> [Problem requirements]:
From the first line of the data below through the line holding "import seaborn as sns", output each line exactly and leave the pictures out.

> [Supplied information]:
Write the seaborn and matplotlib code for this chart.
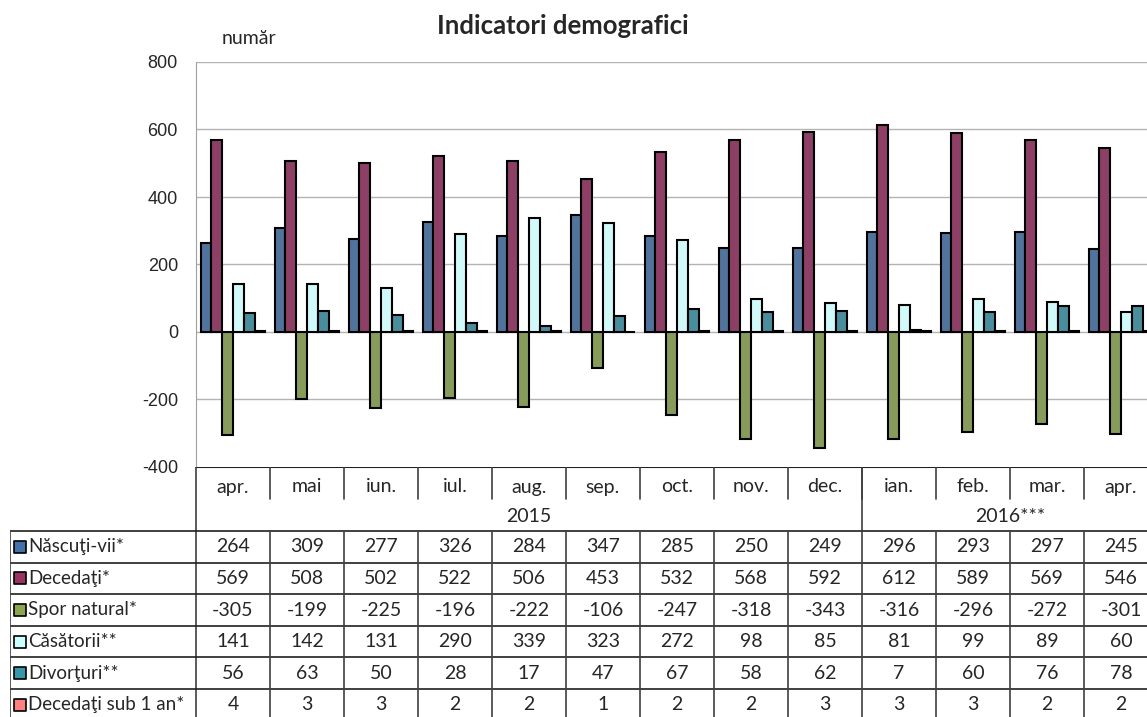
import matplotlib
matplotlib.use("Agg")
import matplotlib.pyplot as plt
import pandas as pd
import seaborn as sns

# data
months = ["apr.", "mai", "iun.", "iul.", "aug.", "sep.", "oct.", "nov.", "dec.",
          "ian.", "feb.", "mar.", "apr."]
years = ["2015"] * 9 + ["2016***"] * 4
series = ["Născuţi-vii*", "Decedaţi*", "Spor natural*", "Căsătorii**",
          "Divorţuri**", "Decedaţi sub 1 an*"]
nascuti = [264, 309, 277, 326, 284, 347, 285, 250, 249, 296, 293, 297, 245]
decedati = [569, 508, 502, 522, 506, 453, 532, 568, 592, 612, 589, 569, 546]
spor = [-305, -199, -225, -196, -222, -106, -247, -318, -343, -316, -296, -272, -301]
casatorii = [141, 142, 131, 290, 339, 323, 272, 98, 85, 81, 99, 89, 60]
divorturi = [56, 63, 50, 28, 17, 47, 67, 58, 62, 7, 60, 76, 78]
sub1an = [4, 3, 3, 2, 2, 1, 2, 2, 3, 3, 3, 2, 2]
colors = ["#4472A8", "#9A3264", "#8BA650", "#CCFFFF", "#3C96AA", "#FF8080"]

values = [nascuti, decedati, spor, casatorii, divorturi, sub1an]
periods = [f"{m} {y}" for m, y in zip(months, years)]
rows = []
for name, vals in zip(series, values):
    for p, v in zip(periods, vals):
        rows.append({"perioada": p, "indicator": name, "valoare": v})
df = pd.DataFrame(rows)

sns.set_style("white")
plt.rcParams["font.family"] = ["Lato", "DejaVu Sans"]

W, H = 1147, 717
fig = plt.figure(figsize=(W / 100, H / 100), dpi=100)

# plot area in pixels: x 196..1158 (cut on the right), y 62..467
x0, x1, ytop, ybot = 196, 1158, 62, 467
cw = (x1 - x0) / len(months)
ax = fig.add_axes([x0 / W, 1 - ybot / H, (x1 - x0) / W, (ybot - ytop) / H])

sns.barplot(data=df, x="perioada", y="valoare", hue="indicator", order=periods,
            hue_order=series, palette=colors, width=0.876, edgecolor="black",
            linewidth=1.5, ax=ax, legend=False)

ax.set_xlim(-0.5, len(months) - 0.5)
ax.set_ylim(-400, 800)
ax.set_yticks(range(-400, 801, 200))
ax.set_yticklabels([str(t) for t in range(-400, 801, 200)],
                   family=["Liberation Sans", "DejaVu Sans"], fontsize=13)
ax.set_xticks([])
ax.set_xlabel("")
ax.set_ylabel("")
for t in range(-200, 801, 200):
    ax.axhline(t, color="#B3B3B3", lw=1, zorder=0)
for s in ["top", "right", "bottom"]:
    ax.spines[s].set_visible(False)
ax.spines["left"].set_color("#A0A0A0")
ax.tick_params(axis="y", direction="out", length=6, color="#A0A0A0", width=1, pad=7)

# data table under the chart
fs = 14
tl = 10
tax = fig.add_axes([tl / W, 1 - 725 / H, (x1 - tl) / W, (725 - ybot) / H])
tax.set_xlim(-0.5 - (x0 - tl) / cw, len(months) - 0.5)
tax.set_ylim(725, ybot)
tax.axis("off")
left = -0.5 - (x0 - tl) / cw
right = len(months) - 0.5
lc = "#404040"
tax.plot([-0.5, right], [ybot, ybot], color="#202020", lw=1.5)
tax.plot([-0.5, -0.5], [ybot, 725], color=lc, lw=1.2)
for i, m in enumerate(months):
    tax.text(i, 487, m, ha="center", va="center", fontsize=fs)
    if i > 0:
        tax.plot([i - 0.5, i - 0.5], [ybot, 499], color=lc, lw=1.2)
tax.text(4, 516, "2015", ha="center", va="center", fontsize=fs)
tax.text(10.5, 516, "2016***", ha="center", va="center", fontsize=fs)
tax.plot([8.5, 8.5], [ybot, 531], color=lc, lw=1.2)

row_tops = [531 + 31.6 * k for k in range(7)]
for k in range(7):
    tax.plot([left, right], [row_tops[k], row_tops[k]], color="#202020", lw=1.2)
tax.plot([left, left], [531, 725], color=lc, lw=1.2)
for i in range(1, len(months) + 1):
    tax.plot([i - 0.5, i - 0.5], [531, 725], color=lc, lw=1.2)

for k, (name, vals, c) in enumerate(zip(series, values, colors)):
    yc = row_tops[k] + 15.8
    tax.scatter([left + 0.14], [yc], marker="s", s=75, color=c,
                edgecolor="black", linewidth=1.2, zorder=3)
    tax.text(left + 0.25, yc, name, ha="left", va="center", fontsize=13.5)
    for i, v in enumerate(vals):
        tax.text(i, yc, str(v), ha="center", va="center", fontsize=fs)

fig.text(563 / W, 1 - 26 / H, "Indicatori demografici", ha="center", va="center",
         fontsize=18.5, fontweight="bold")
fig.text(222 / W, 1 - 38 / H, "număr", ha="left", va="center", fontsize=14)

fig.savefig("out.png", dpi=100)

> [Solution to this exercise]:
Write the seaborn and matplotlib code for this chart.
import matplotlib
matplotlib.use("Agg")
import matplotlib.pyplot as plt
import pandas as pd
import seaborn as sns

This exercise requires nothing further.